During a class at House of Hope, one of the participants happened to have her birthday on class day.
After gifts of brightly decorated cupcakes and juicy red strawberries, I explained, “For birthdays, I give words,” and stood to drop a piece of wood into her hand.
She received the disc eagerly and gently rotated it to view the word written there.
The word BRAVE glowed from the piece.
As her other hand came up to her chest, she took a minute to respond. With wonder and recognition in her voice she spoke it out,
"Thank you. Thank you. Yes. I am brave."
Words can quickly launch a standard and set an expectation.

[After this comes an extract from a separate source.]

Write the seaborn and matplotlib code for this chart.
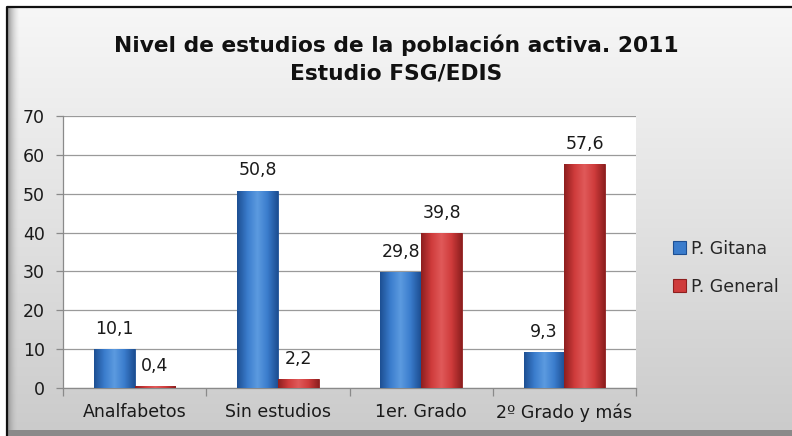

Several years ago, after hearing me repeatedly say, "I am not very athletic," my daughter gently cited that this was very untrue and not at all empowering. She suggested that perhaps it would be better if I kept in my mind an alternative, "I am a strong and active woman." This statement was much truer and produced a picture in my mind that helped me feel more positive about myself. I have recently begun to work with a personal trainer. When she observed, during our first work out, that I have great body awareness, I felt encouraged and remembered my personal statement with a smile.
Words can cement feelings. We must pick them carefully.
We also know people who use words in unkind ways. Because of the power of those words they tear down and discourage and sometimes even ruin people's lives, careers or marriages. One well placed word, aimed and spoken, can set someone on a trajectory of a life of pain, confusion and sadness. Sometimes, said in anger, words can sting, slash and burn.
I was called a sweat hog one time when I was in college! Believe me when I say that word has not left me. It was untrue, spoken by someone who I didn't know but it fed the deep insecurity I felt about my physical appearance for years to come. In contrast to that awful word, one time my brother told me that my writing is a part of my "beauty." How I love to rehearse THAT word as I sit at my computer.
God uses words to communicate with us.
In John 1:14, we are taught: The Word became flesh and dwelt among us. God loves words too and He knows the power of them, especially the One Word He sent to live with us. He knew this one Word would make God, Himself, known to the world.
This great Word (Jesus) is filled to overflowing with words like grace, peace, do not fear, love, my Father, blessed, light, do not judge, trust, pray, ask, seek, knock, enter, come to me, be healed, follow me... Which are words that inform, bless and identify, connect, set a standard and cement feelings.
What about you? Do you have a word that dwells inside your head? Did anyone speak words that have helped you define yourself? Do you have words like beautiful, strong, capable, kind, intelligent as part of the definition of you? I encourage you to examine your thoughts. Find the words that come to mind as you go through your day. Then determine if those words are empowering or stripping you of your dignity.
Just as "I am a strong and active woman" has led me to feel more positive about my physical abilities, so an empowering truthful phrase or word could turn your thinking toward the way God truly sees you and could open you to agree with Him in powerful ways.